WHAT YOU HAVE TO DO: Word for word, copy all the data and drop the pictures.

DATA PROVIDED:

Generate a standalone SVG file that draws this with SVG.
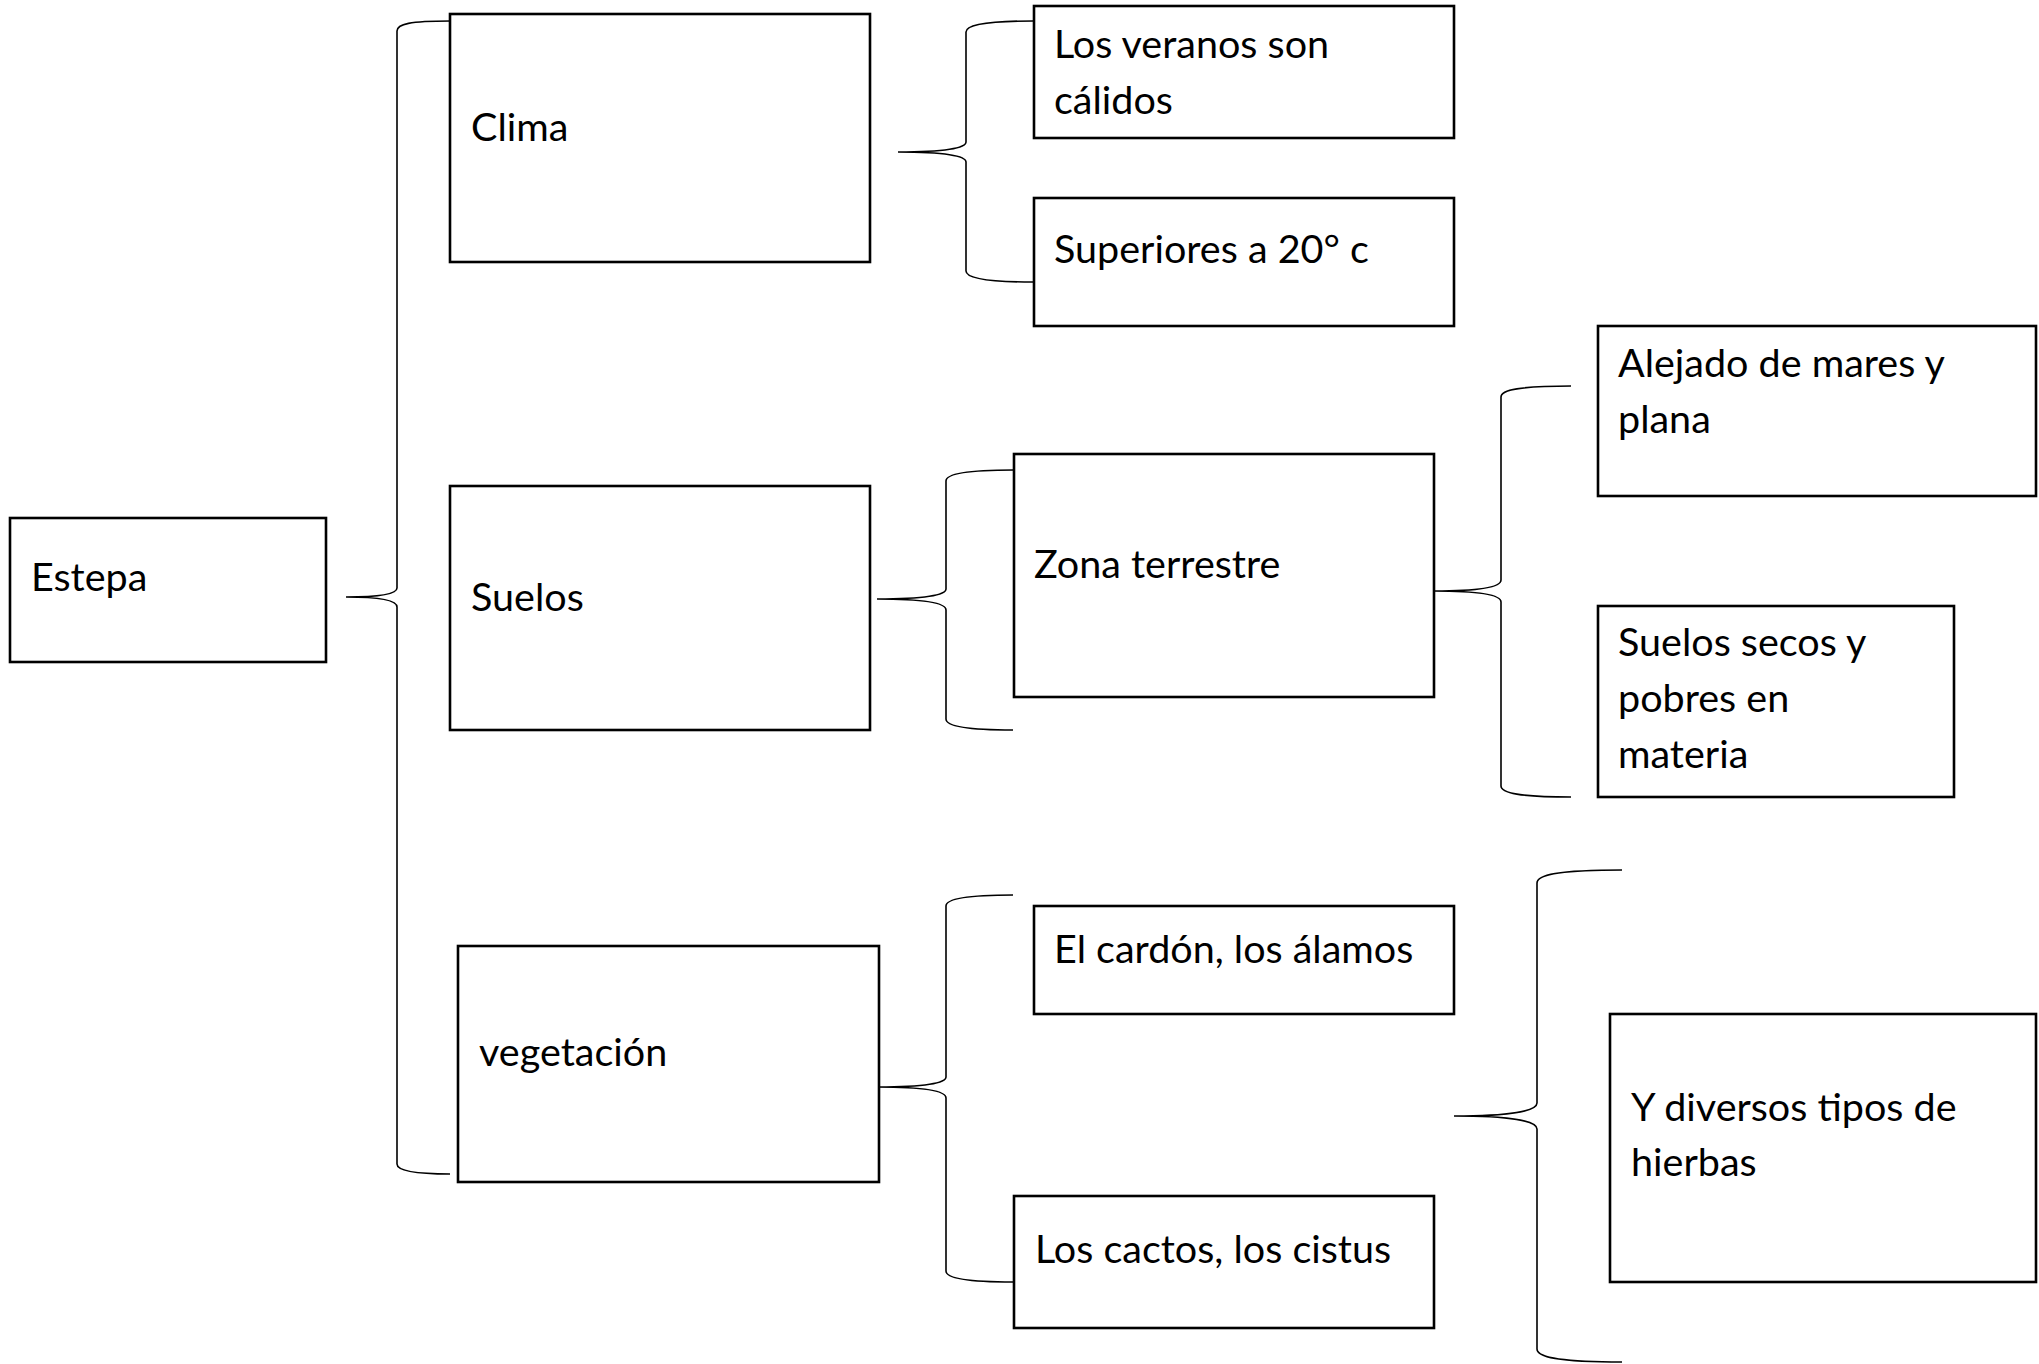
<svg xmlns="http://www.w3.org/2000/svg" width="2039" height="1364" viewBox="0 0 2039 1364">
<style>
.box{fill:#fff;stroke:#000;stroke-width:2.6}
.br{fill:none;stroke:#000;stroke-width:1.6}
text{font-family:Lato,"Open Sans","Liberation Sans",sans-serif;font-size:39.5px;fill:#000}
</style>
<rect width="2039" height="1364" fill="#fff"/>
<g id="connectors">
<path class="br" d="M450,21 C410,21 397,24 397,31 L397,588 C397,594 380,597 346,597 C380,597 397,600 397,607 L397,1164 C397,1170 410,1174 450,1174"/>
<path class="br" d="M1033,21 C985,21 966,25 966,32 L966,142 C966,148 945,152 898,152 C945,152 966,156 966,162 L966,271 C966,278 985,282 1033,282"/>
<path class="br" d="M1013,470 C965,470 946,474 946,481 L946,589 C946,595 925,599 877,599 C925,599 946,603 946,610 L946,719 C946,726 965,730 1013,730"/>
<path class="br" d="M1571,386 C1520,386 1501,390 1501,397 L1501,580 C1501,587 1480,591 1434,591 C1480,591 1501,595 1501,602 L1501,786 C1501,793 1520,797 1571,797"/>
<path class="br" d="M1013,895 C965,895 946,899 946,906 L946,1077 C946,1083 925,1087 878,1087 C925,1087 946,1091 946,1098 L946,1271 C946,1278 965,1282 1013,1282"/>
<path class="br" d="M1622,870 C1557,870 1537,875 1537,883 L1537,1103 C1537,1111 1510,1116 1454,1116 C1510,1116 1537,1121 1537,1129 L1537,1349 C1537,1357 1557,1362 1622,1362"/>
</g>
<g id="estepa"><rect class="box" x="10" y="518" width="316" height="144"/><text x="31" y="591">Estepa</text></g>
<g id="clima"><rect class="box" x="450" y="14" width="420" height="248"/><text x="471" y="141">Clima</text></g>
<g id="suelos"><rect class="box" x="450" y="486" width="420" height="244"/><text x="471" y="611">Suelos</text></g>
<g id="vegetacion"><rect class="box" x="458" y="946" width="421" height="236"/><text x="479" y="1066">vegetación</text></g>
<g id="veranos"><rect class="box" x="1034" y="6" width="420" height="132"/><text x="1054" y="58">Los veranos son</text><text x="1054" y="114">cálidos</text></g>
<g id="superiores"><rect class="box" x="1034" y="198" width="420" height="128"/><text x="1054" y="263">Superiores a 20° c</text></g>
<g id="zona"><rect class="box" x="1014" y="454" width="420" height="243"/><text x="1034" y="578">Zona terrestre</text></g>
<g id="alejado"><rect class="box" x="1598" y="326" width="438" height="170"/><text x="1618" y="377">Alejado de mares y</text><text x="1618" y="433">plana</text></g>
<g id="suelossecos"><rect class="box" x="1598" y="606" width="356" height="191"/><text x="1618" y="656">Suelos secos y</text><text x="1618" y="712">pobres en</text><text x="1618" y="768">materia</text></g>
<g id="cardon"><rect class="box" x="1034" y="906" width="420" height="108"/><text x="1054" y="963">El cardón, los álamos</text></g>
<g id="cactos"><rect class="box" x="1014" y="1196" width="420" height="132"/><text x="1035" y="1263">Los cactos, los cistus</text></g>
<g id="hierbas"><rect class="box" x="1610" y="1014" width="426" height="268"/><text x="1631" y="1121">Y diversos tipos de</text><text x="1631" y="1176">hierbas</text></g>
</svg>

THE RESPONSE:
Generate a standalone SVG file that draws this with SVG.
<svg xmlns="http://www.w3.org/2000/svg" width="2039" height="1364" viewBox="0 0 2039 1364">
<style>
.box{fill:#fff;stroke:#000;stroke-width:2.6}
.br{fill:none;stroke:#000;stroke-width:1.6}
text{font-family:Lato,"Open Sans","Liberation Sans",sans-serif;font-size:39.5px;fill:#000}
</style>
<rect width="2039" height="1364" fill="#fff"/>
<g id="connectors">
<path class="br" d="M450,21 C410,21 397,24 397,31 L397,588 C397,594 380,597 346,597 C380,597 397,600 397,607 L397,1164 C397,1170 410,1174 450,1174"/>
<path class="br" d="M1033,21 C985,21 966,25 966,32 L966,142 C966,148 945,152 898,152 C945,152 966,156 966,162 L966,271 C966,278 985,282 1033,282"/>
<path class="br" d="M1013,470 C965,470 946,474 946,481 L946,589 C946,595 925,599 877,599 C925,599 946,603 946,610 L946,719 C946,726 965,730 1013,730"/>
<path class="br" d="M1571,386 C1520,386 1501,390 1501,397 L1501,580 C1501,587 1480,591 1434,591 C1480,591 1501,595 1501,602 L1501,786 C1501,793 1520,797 1571,797"/>
<path class="br" d="M1013,895 C965,895 946,899 946,906 L946,1077 C946,1083 925,1087 878,1087 C925,1087 946,1091 946,1098 L946,1271 C946,1278 965,1282 1013,1282"/>
<path class="br" d="M1622,870 C1557,870 1537,875 1537,883 L1537,1103 C1537,1111 1510,1116 1454,1116 C1510,1116 1537,1121 1537,1129 L1537,1349 C1537,1357 1557,1362 1622,1362"/>
</g>
<g id="estepa"><rect class="box" x="10" y="518" width="316" height="144"/><text x="31" y="591">Estepa</text></g>
<g id="clima"><rect class="box" x="450" y="14" width="420" height="248"/><text x="471" y="141">Clima</text></g>
<g id="suelos"><rect class="box" x="450" y="486" width="420" height="244"/><text x="471" y="611">Suelos</text></g>
<g id="vegetacion"><rect class="box" x="458" y="946" width="421" height="236"/><text x="479" y="1066">vegetación</text></g>
<g id="veranos"><rect class="box" x="1034" y="6" width="420" height="132"/><text x="1054" y="58">Los veranos son</text><text x="1054" y="114">cálidos</text></g>
<g id="superiores"><rect class="box" x="1034" y="198" width="420" height="128"/><text x="1054" y="263">Superiores a 20° c</text></g>
<g id="zona"><rect class="box" x="1014" y="454" width="420" height="243"/><text x="1034" y="578">Zona terrestre</text></g>
<g id="alejado"><rect class="box" x="1598" y="326" width="438" height="170"/><text x="1618" y="377">Alejado de mares y</text><text x="1618" y="433">plana</text></g>
<g id="suelossecos"><rect class="box" x="1598" y="606" width="356" height="191"/><text x="1618" y="656">Suelos secos y</text><text x="1618" y="712">pobres en</text><text x="1618" y="768">materia</text></g>
<g id="cardon"><rect class="box" x="1034" y="906" width="420" height="108"/><text x="1054" y="963">El cardón, los álamos</text></g>
<g id="cactos"><rect class="box" x="1014" y="1196" width="420" height="132"/><text x="1035" y="1263">Los cactos, los cistus</text></g>
<g id="hierbas"><rect class="box" x="1610" y="1014" width="426" height="268"/><text x="1631" y="1121">Y diversos tipos de</text><text x="1631" y="1176">hierbas</text></g>
</svg>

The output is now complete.